Disalah mengerti, dihakimi, dan ditolak bahkan oleh orang-orang terdekat kita adalah pengalaman kita semua. Yesus sendiri mengalami hal ini. Dia pulang ke kampung halaman dan mewartakan Kabar Baik. Namun, bukannya disambut yang hangat, orang-orang Nazareth melihat Dia secara negatif dan menghina Dia. Orang-orang yang seharusnya paling menerima-Nya menjadi yang pertama menolak-Nya.
Namun, menghadapi penolakan yang kejam ini, Yesus tidak bergeming dan terus melanjutkan misi-Nya. Dia tidak gentar karena Dia tahu siapa sesungguhnya diri-Nya. Yesus adalah seorang nabi dan sebagai seorang nabi, Ia juga harus menerima bagian dari para nabi pendahulu-Nya: disalah mengerti, diadili, diperlakukan dengan buruk dan bahkan dibunuh. Tetapi, siapakah seorang nabi itu, dan kenapa beberapa orang tidak suka dengan seorang nabi? Secara sederhana, nabi adalah seorang yang mengatakan kebenaran, tetapi komitmennya yang teguh terhadap kebenaran bukanlah karena dia berpikir bahwa ia adalah yang paling benar, tetapi karena dia sungguh memperhatikan dan mengasihi umat yang ia layani. Seorang nabi tidak bisa hanya diam saat dia melihat umatnya mulai berprilaku yang salah dan menjadikan hidup mereka sebagai kesengsaraan dan permasalahan.
Setiap pengikut Kristus dipanggil sebagai seorang nabi dan ini berarti dipanggil untuk mewartakan kebenaran ditengah kemungkinan disalah mengerti, diperlakukan dengan buruk dan bahkan penolakan. Saya sendiri mengalami betapa tidak mudahnya mewartakan kebenaran. Beberapa minggu lalu, Mahkamah Agung Amerika Serikat telah menetapkan bahwa pernikahan sesama jenis adalah hak dasar bagi setiap warga negara Amerika dan hal ini memberi gelombang segar melawan mereka yang berpegang teguh pada pernikahan tradisional, termasuk Gereja Katolik. Tentunya, sayapun terpanggil untuk membela Gereja kita dan mewartakan kebenaran akan kodrat manusia sebagai ciptaan dan citra Allah. Berdebat secara online tidaklah sulit, tetapi saat beberapa sahabat mulai berubah haluan, situasi menjadi tidaklah mudah dan sangat riskan. Saya tidak ingin disalah mengerti dan dianggap sebagai ‘mau tahu urusan orang’ atau ‘sok suci’, tetapi kasih bagi mereka lebih besar dari takut yang saya miliki.
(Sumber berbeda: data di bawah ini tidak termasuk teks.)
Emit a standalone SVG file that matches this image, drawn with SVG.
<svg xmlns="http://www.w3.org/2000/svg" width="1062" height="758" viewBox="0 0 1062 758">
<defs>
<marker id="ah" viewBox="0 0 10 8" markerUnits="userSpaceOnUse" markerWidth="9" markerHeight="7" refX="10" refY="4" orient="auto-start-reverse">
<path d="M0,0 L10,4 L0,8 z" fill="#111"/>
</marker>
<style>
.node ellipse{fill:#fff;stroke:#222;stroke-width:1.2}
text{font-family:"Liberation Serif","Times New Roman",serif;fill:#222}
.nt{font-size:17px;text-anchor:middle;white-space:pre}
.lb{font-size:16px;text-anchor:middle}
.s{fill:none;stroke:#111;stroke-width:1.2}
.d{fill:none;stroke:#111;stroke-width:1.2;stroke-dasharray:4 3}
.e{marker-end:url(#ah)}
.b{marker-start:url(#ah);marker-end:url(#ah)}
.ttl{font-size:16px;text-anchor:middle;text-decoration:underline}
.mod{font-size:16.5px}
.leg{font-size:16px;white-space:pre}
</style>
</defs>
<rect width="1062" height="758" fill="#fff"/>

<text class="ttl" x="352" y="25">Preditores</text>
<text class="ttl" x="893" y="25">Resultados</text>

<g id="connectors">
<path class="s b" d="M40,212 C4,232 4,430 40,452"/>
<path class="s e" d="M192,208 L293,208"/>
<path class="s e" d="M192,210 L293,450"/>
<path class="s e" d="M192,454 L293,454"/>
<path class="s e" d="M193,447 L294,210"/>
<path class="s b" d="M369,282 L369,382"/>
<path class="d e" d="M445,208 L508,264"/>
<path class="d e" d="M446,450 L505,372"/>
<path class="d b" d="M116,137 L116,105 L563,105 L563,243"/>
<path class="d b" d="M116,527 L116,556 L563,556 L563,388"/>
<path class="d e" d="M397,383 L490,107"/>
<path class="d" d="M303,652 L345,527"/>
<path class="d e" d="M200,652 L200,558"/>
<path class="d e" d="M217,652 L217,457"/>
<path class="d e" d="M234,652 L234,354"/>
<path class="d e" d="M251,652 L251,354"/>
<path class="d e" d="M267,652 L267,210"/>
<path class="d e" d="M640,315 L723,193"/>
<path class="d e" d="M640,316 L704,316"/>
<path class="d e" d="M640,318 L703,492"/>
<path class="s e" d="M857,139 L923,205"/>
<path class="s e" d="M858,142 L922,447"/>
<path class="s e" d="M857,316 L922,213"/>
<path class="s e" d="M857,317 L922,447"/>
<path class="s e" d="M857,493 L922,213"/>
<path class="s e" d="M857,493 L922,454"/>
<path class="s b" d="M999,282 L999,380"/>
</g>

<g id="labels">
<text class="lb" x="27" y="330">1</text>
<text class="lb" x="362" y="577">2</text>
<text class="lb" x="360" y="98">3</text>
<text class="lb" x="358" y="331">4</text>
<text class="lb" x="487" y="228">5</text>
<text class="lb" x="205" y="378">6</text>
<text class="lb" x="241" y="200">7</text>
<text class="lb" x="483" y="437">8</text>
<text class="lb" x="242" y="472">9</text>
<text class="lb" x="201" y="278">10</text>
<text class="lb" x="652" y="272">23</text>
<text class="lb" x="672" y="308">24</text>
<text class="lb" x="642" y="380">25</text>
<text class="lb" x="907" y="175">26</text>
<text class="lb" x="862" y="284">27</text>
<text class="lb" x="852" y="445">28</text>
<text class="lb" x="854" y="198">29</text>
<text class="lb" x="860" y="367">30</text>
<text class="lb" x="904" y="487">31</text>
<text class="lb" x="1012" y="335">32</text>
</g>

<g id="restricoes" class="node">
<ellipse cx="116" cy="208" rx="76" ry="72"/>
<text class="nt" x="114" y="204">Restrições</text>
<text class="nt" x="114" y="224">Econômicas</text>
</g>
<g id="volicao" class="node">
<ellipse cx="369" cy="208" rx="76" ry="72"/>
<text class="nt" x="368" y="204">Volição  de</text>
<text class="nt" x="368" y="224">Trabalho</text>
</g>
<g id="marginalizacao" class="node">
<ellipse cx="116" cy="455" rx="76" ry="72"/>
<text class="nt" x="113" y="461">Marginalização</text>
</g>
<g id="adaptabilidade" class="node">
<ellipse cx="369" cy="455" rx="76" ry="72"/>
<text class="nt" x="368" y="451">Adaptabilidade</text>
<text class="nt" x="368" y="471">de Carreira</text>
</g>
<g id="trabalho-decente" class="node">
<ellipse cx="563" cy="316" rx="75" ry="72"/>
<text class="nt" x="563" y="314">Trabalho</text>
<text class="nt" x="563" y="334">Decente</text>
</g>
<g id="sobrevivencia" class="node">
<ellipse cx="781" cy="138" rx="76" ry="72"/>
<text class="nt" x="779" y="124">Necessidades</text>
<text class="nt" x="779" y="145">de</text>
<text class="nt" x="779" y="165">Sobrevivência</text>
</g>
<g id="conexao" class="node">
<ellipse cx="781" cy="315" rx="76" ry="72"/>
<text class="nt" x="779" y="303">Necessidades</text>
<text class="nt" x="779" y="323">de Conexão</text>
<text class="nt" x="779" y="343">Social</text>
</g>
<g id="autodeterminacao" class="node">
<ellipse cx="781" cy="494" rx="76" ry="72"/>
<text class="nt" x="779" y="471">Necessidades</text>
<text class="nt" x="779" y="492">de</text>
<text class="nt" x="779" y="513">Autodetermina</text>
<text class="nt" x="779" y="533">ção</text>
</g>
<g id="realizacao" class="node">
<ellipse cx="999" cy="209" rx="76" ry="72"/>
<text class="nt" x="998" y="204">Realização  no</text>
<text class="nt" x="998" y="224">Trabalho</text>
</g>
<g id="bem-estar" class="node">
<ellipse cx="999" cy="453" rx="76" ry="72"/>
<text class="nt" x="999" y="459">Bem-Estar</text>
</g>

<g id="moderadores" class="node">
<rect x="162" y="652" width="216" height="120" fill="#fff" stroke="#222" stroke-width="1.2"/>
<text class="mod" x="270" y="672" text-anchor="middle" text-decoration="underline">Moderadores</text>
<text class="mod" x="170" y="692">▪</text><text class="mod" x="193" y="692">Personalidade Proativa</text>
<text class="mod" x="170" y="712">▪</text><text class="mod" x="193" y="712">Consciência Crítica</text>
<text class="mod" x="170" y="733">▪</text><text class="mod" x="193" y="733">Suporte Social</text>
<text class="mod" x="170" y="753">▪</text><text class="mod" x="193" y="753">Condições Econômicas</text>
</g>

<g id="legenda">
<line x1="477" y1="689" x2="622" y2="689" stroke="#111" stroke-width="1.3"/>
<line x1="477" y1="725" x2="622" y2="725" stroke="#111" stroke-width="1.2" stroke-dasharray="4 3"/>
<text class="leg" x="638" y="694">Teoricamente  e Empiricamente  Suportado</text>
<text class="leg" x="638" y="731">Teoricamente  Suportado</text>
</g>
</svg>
Sayapun memutuskan untuk mengajak mereka untuk berpikir secara kritikal tetapi di sisi lain, tetap mengekspresikan kasih Yesus Kristus.
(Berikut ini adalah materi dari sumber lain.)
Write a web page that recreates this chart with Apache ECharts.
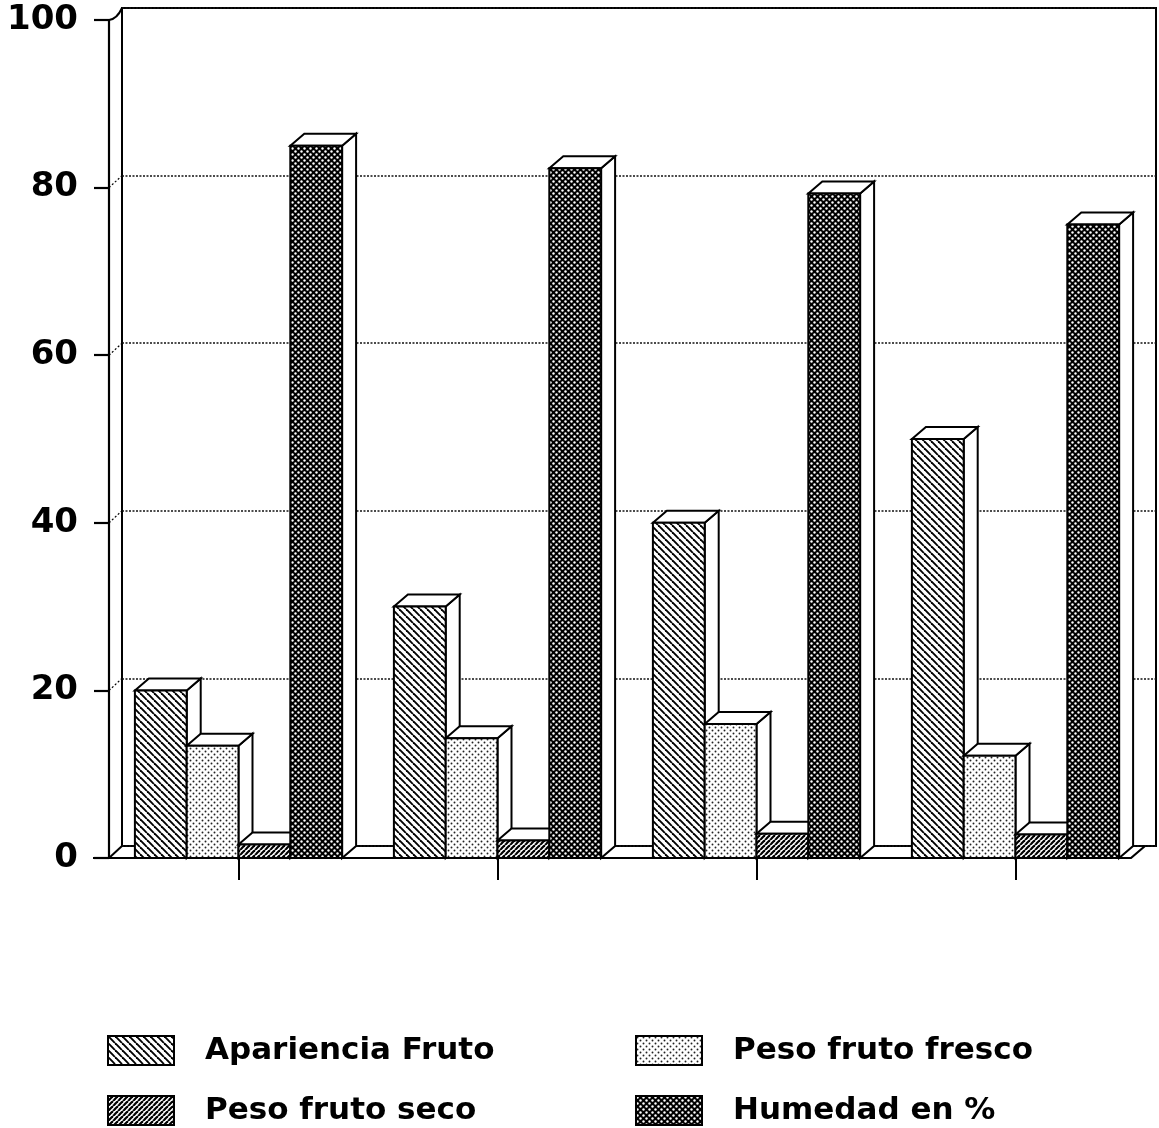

Menjadi seorang nabi sesungguhnya adalah misi kita setiap hari. Orang tua yang melakukan yang terbaik dan menginginkan yang terbaik bagi anak-anak mereka, tetapi terkadang mereka disalah mengerti oleh anak mereka sendiri dan dicap sebagai ‘suka mengatur’. Seorang guru yang mencoba menanamkan nilai dan budaya disiplin kemudian disebut sebagai ‘teror’. Namun ada waktunya, menjadi seorang nabi berarti sebuah pengorbanan yang total. Banyak imam, rohaniawan dan kaum awam yang bekerja tanpa lelah di daerah-daerah paling berbahaya bagi kaum miskin dan menderita. Beberapa dari mereka akhirnya diculik, disiksa dan bahkan dibunuh. Secara khusus, kita perlu mengingat almarhum Uskup Agung San Salvador Oscar Arnulfo Romero dari El Salvador. Kasihnya bagi umatnya dan juga lawannya mendorongnya untuk mewartakan kebenaran dan melawan segala bentuk korupsi dan penindasan di negaranya. Diapun akhirnya menerima murka dari musuh-musuhnya. Pada tahun 1980, dia ditembak mati saat merayakan perayaan Ekaristi di kapel Divine Providence Hospital. Darahnya menyatu dengan Darah Suci Yesus Kristus di dalam Ekaristi.
Sungguh, tidak mudah untuk menjadi seorang nabi, tetapi ini adalah panggilan dan misi kita. Jika kita sungguh sayang dan mengasihi orang-orang dan umat yang kita layani, mewartakan kebenaran adalah hal yang terbaik yang dapat kita lakukan untuk mereka.